(DATA SEGMENT)
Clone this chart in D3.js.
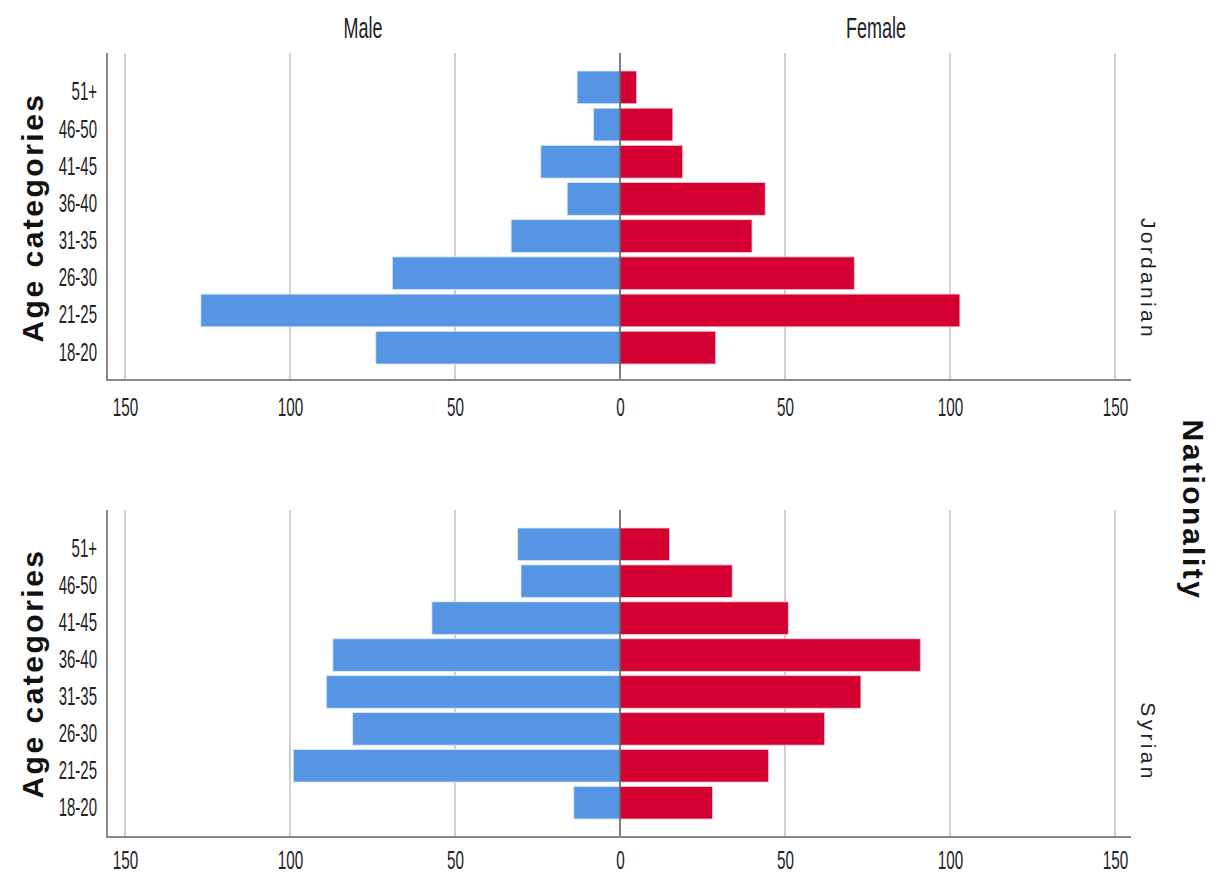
<!DOCTYPE html>
<html>
<head>
<meta charset="utf-8">
<script src="https://cdn.jsdelivr.net/npm/d3@7"></script>
<style>
  body { margin: 0; background: #fff; }
  svg { display: block; }
</style>
</head>
<body>
<svg id="chart" width="1211" height="875"></svg>
<script>
const ageCategories = ["51+", "46-50", "41-45", "36-40", "31-35", "26-30", "21-25", "18-20"];
const panels = ["Jordanian", "Syrian"];
const jordanianMale   = [13, 8, 24, 16, 33, 69, 127, 74];
const jordanianFemale = [5, 16, 19, 44, 40, 71, 103, 29];
const syrianMale      = [31, 30, 57, 87, 89, 81, 99, 14];
const syrianFemale    = [15, 34, 51, 91, 73, 62, 45, 28];
const tickValues = [-150, -100, -50, 0, 50, 100, 150];
const tickLabels = ["150", "100", "50", "0", "50", "100", "150"];
const sexLabels = ["Male", "Female"];

const maleData = [jordanianMale, syrianMale];
const femaleData = [jordanianFemale, syrianFemale];

const FONT = "Liberation Sans, Arial, sans-serif";
const svg = d3.select("#chart");
const blue = "#5595e4";
const red = "#d50032";

const x = d3.scaleLinear().domain([-150, 150]).range([125, 1115]);
const axisLeft = 107, axisRight = 1131;

// header labels (tall condensed look via horizontal scaling)
svg.selectAll("g.sex").data(sexLabels).enter().append("g")
  .attr("transform", (d, i) => `translate(${i === 0 ? 363 : 876},38)`)
  .append("text")
  .attr("transform", "scale(0.62,1)")
  .attr("text-anchor", "middle")
  .attr("font-family", FONT)
  .attr("font-size", 29)
  .attr("fill", "#222")
  .text(d => d);

const panelGeom = [
  { top: 53, bandTop: 71, bandBottom: 364, axisY: 380, labelY: 279, tickBase: 415.5 },
  { top: 510, bandTop: 528, bandBottom: 819, axisY: 837, labelY: 742, tickBase: 868.5 }
];

panels.forEach((name, p) => {
  const g = panelGeom[p];
  const y = d3.scaleBand().domain(ageCategories).range([g.bandTop, g.bandBottom]).paddingInner(0.12);
  const layer = svg.append("g");

  // gridlines
  layer.selectAll("line.grid").data(tickValues.filter(v => v !== 0)).enter().append("line")
    .attr("x1", d => x(d)).attr("x2", d => x(d))
    .attr("y1", g.top).attr("y2", g.axisY)
    .attr("stroke", "#cfcfcf").attr("stroke-width", 2);

  // male bars
  layer.selectAll("rect.male").data(maleData[p]).enter().append("rect")
    .attr("x", d => x(-d)).attr("width", d => x(0) - x(-d))
    .attr("y", (d, i) => y(ageCategories[i])).attr("height", y.bandwidth())
    .attr("fill", blue).attr("stroke", "#dbe8f8").attr("stroke-width", 0.8);

  // female bars
  layer.selectAll("rect.female").data(femaleData[p]).enter().append("rect")
    .attr("x", x(0)).attr("width", d => x(d) - x(0))
    .attr("y", (d, i) => y(ageCategories[i])).attr("height", y.bandwidth())
    .attr("fill", red).attr("stroke", "#f0c8d2").attr("stroke-width", 0.8);

  // zero line
  layer.append("line")
    .attr("x1", x(0)).attr("x2", x(0)).attr("y1", g.top).attr("y2", g.axisY)
    .attr("stroke", "#555").attr("stroke-width", 1.5);

  // axes lines
  layer.append("line").attr("x1", axisLeft).attr("x2", axisLeft).attr("y1", g.top).attr("y2", g.axisY)
    .attr("stroke", "#888").attr("stroke-width", 2);
  layer.append("line").attr("x1", axisLeft - 1).attr("x2", axisRight).attr("y1", g.axisY).attr("y2", g.axisY)
    .attr("stroke", "#888").attr("stroke-width", 2);

  // x tick labels
  const xAxis = d3.axisBottom(x).tickValues(tickValues).tickSize(0).tickPadding(0)
    .tickFormat((d, i) => tickLabels[i]);
  const xa = layer.append("g").attr("transform", `translate(0,${g.tickBase})`).call(xAxis);
  xa.select(".domain").remove();
  xa.selectAll("text")
    .attr("font-family", FONT).attr("font-size", 25).attr("fill", "#222")
    .attr("dy", 0).attr("transform", "scale(0.61,1)");

  // y tick labels
  const yAxis = d3.axisLeft(y).tickSize(0).tickPadding(0);
  const ya = layer.append("g").attr("transform", `translate(97,5)`).call(yAxis);
  ya.select(".domain").remove();
  ya.selectAll("text")
    .attr("font-family", FONT).attr("font-size", 25).attr("fill", "#222")
    .attr("transform", "scale(0.6,1)");

  // y title
  const cy = (g.bandTop + g.bandBottom) / 2;
  layer.append("text")
    .attr("transform", `translate(43,${cy}) rotate(-90)`)
    .attr("text-anchor", "middle")
    .attr("font-family", FONT)
    .attr("font-weight", "bold").attr("font-size", 30).attr("letter-spacing", 2.5).attr("fill", "#111")
    .text("Age categories");

  // panel label
  layer.append("text")
    .attr("transform", `translate(1141,${g.labelY}) rotate(90)`)
    .attr("text-anchor", "middle")
    .attr("font-family", FONT)
    .attr("font-size", 21).attr("letter-spacing", 3.3).attr("fill", "#222")
    .text(name);
});

svg.append("text")
  .attr("transform", `translate(1183,510) rotate(90)`)
  .attr("text-anchor", "middle")
  .attr("font-family", FONT)
  .attr("font-weight", "bold").attr("font-size", 30).attr("letter-spacing", 2.5).attr("fill", "#111")
  .text("Nationality");
</script>
</body>
</html>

(DIRECTION)
Omit the pictures and give the material again, exactly and in full.

(TASK SOLUTION)
Clone this chart in D3.js.
<!DOCTYPE html>
<html>
<head>
<meta charset="utf-8">
<script src="https://cdn.jsdelivr.net/npm/d3@7"></script>
<style>
  body { margin: 0; background: #fff; }
  svg { display: block; }
</style>
</head>
<body>
<svg id="chart" width="1211" height="875"></svg>
<script>
const ageCategories = ["51+", "46-50", "41-45", "36-40", "31-35", "26-30", "21-25", "18-20"];
const panels = ["Jordanian", "Syrian"];
const jordanianMale   = [13, 8, 24, 16, 33, 69, 127, 74];
const jordanianFemale = [5, 16, 19, 44, 40, 71, 103, 29];
const syrianMale      = [31, 30, 57, 87, 89, 81, 99, 14];
const syrianFemale    = [15, 34, 51, 91, 73, 62, 45, 28];
const tickValues = [-150, -100, -50, 0, 50, 100, 150];
const tickLabels = ["150", "100", "50", "0", "50", "100", "150"];
const sexLabels = ["Male", "Female"];

const maleData = [jordanianMale, syrianMale];
const femaleData = [jordanianFemale, syrianFemale];

const FONT = "Liberation Sans, Arial, sans-serif";
const svg = d3.select("#chart");
const blue = "#5595e4";
const red = "#d50032";

const x = d3.scaleLinear().domain([-150, 150]).range([125, 1115]);
const axisLeft = 107, axisRight = 1131;

// header labels (tall condensed look via horizontal scaling)
svg.selectAll("g.sex").data(sexLabels).enter().append("g")
  .attr("transform", (d, i) => `translate(${i === 0 ? 363 : 876},38)`)
  .append("text")
  .attr("transform", "scale(0.62,1)")
  .attr("text-anchor", "middle")
  .attr("font-family", FONT)
  .attr("font-size", 29)
  .attr("fill", "#222")
  .text(d => d);

const panelGeom = [
  { top: 53, bandTop: 71, bandBottom: 364, axisY: 380, labelY: 279, tickBase: 415.5 },
  { top: 510, bandTop: 528, bandBottom: 819, axisY: 837, labelY: 742, tickBase: 868.5 }
];

panels.forEach((name, p) => {
  const g = panelGeom[p];
  const y = d3.scaleBand().domain(ageCategories).range([g.bandTop, g.bandBottom]).paddingInner(0.12);
  const layer = svg.append("g");

  // gridlines
  layer.selectAll("line.grid").data(tickValues.filter(v => v !== 0)).enter().append("line")
    .attr("x1", d => x(d)).attr("x2", d => x(d))
    .attr("y1", g.top).attr("y2", g.axisY)
    .attr("stroke", "#cfcfcf").attr("stroke-width", 2);

  // male bars
  layer.selectAll("rect.male").data(maleData[p]).enter().append("rect")
    .attr("x", d => x(-d)).attr("width", d => x(0) - x(-d))
    .attr("y", (d, i) => y(ageCategories[i])).attr("height", y.bandwidth())
    .attr("fill", blue).attr("stroke", "#dbe8f8").attr("stroke-width", 0.8);

  // female bars
  layer.selectAll("rect.female").data(femaleData[p]).enter().append("rect")
    .attr("x", x(0)).attr("width", d => x(d) - x(0))
    .attr("y", (d, i) => y(ageCategories[i])).attr("height", y.bandwidth())
    .attr("fill", red).attr("stroke", "#f0c8d2").attr("stroke-width", 0.8);

  // zero line
  layer.append("line")
    .attr("x1", x(0)).attr("x2", x(0)).attr("y1", g.top).attr("y2", g.axisY)
    .attr("stroke", "#555").attr("stroke-width", 1.5);

  // axes lines
  layer.append("line").attr("x1", axisLeft).attr("x2", axisLeft).attr("y1", g.top).attr("y2", g.axisY)
    .attr("stroke", "#888").attr("stroke-width", 2);
  layer.append("line").attr("x1", axisLeft - 1).attr("x2", axisRight).attr("y1", g.axisY).attr("y2", g.axisY)
    .attr("stroke", "#888").attr("stroke-width", 2);

  // x tick labels
  const xAxis = d3.axisBottom(x).tickValues(tickValues).tickSize(0).tickPadding(0)
    .tickFormat((d, i) => tickLabels[i]);
  const xa = layer.append("g").attr("transform", `translate(0,${g.tickBase})`).call(xAxis);
  xa.select(".domain").remove();
  xa.selectAll("text")
    .attr("font-family", FONT).attr("font-size", 25).attr("fill", "#222")
    .attr("dy", 0).attr("transform", "scale(0.61,1)");

  // y tick labels
  const yAxis = d3.axisLeft(y).tickSize(0).tickPadding(0);
  const ya = layer.append("g").attr("transform", `translate(97,5)`).call(yAxis);
  ya.select(".domain").remove();
  ya.selectAll("text")
    .attr("font-family", FONT).attr("font-size", 25).attr("fill", "#222")
    .attr("transform", "scale(0.6,1)");

  // y title
  const cy = (g.bandTop + g.bandBottom) / 2;
  layer.append("text")
    .attr("transform", `translate(43,${cy}) rotate(-90)`)
    .attr("text-anchor", "middle")
    .attr("font-family", FONT)
    .attr("font-weight", "bold").attr("font-size", 30).attr("letter-spacing", 2.5).attr("fill", "#111")
    .text("Age categories");

  // panel label
  layer.append("text")
    .attr("transform", `translate(1141,${g.labelY}) rotate(90)`)
    .attr("text-anchor", "middle")
    .attr("font-family", FONT)
    .attr("font-size", 21).attr("letter-spacing", 3.3).attr("fill", "#222")
    .text(name);
});

svg.append("text")
  .attr("transform", `translate(1183,510) rotate(90)`)
  .attr("text-anchor", "middle")
  .attr("font-family", FONT)
  .attr("font-weight", "bold").attr("font-size", 30).attr("letter-spacing", 2.5).attr("fill", "#111")
  .text("Nationality");
</script>
</body>
</html>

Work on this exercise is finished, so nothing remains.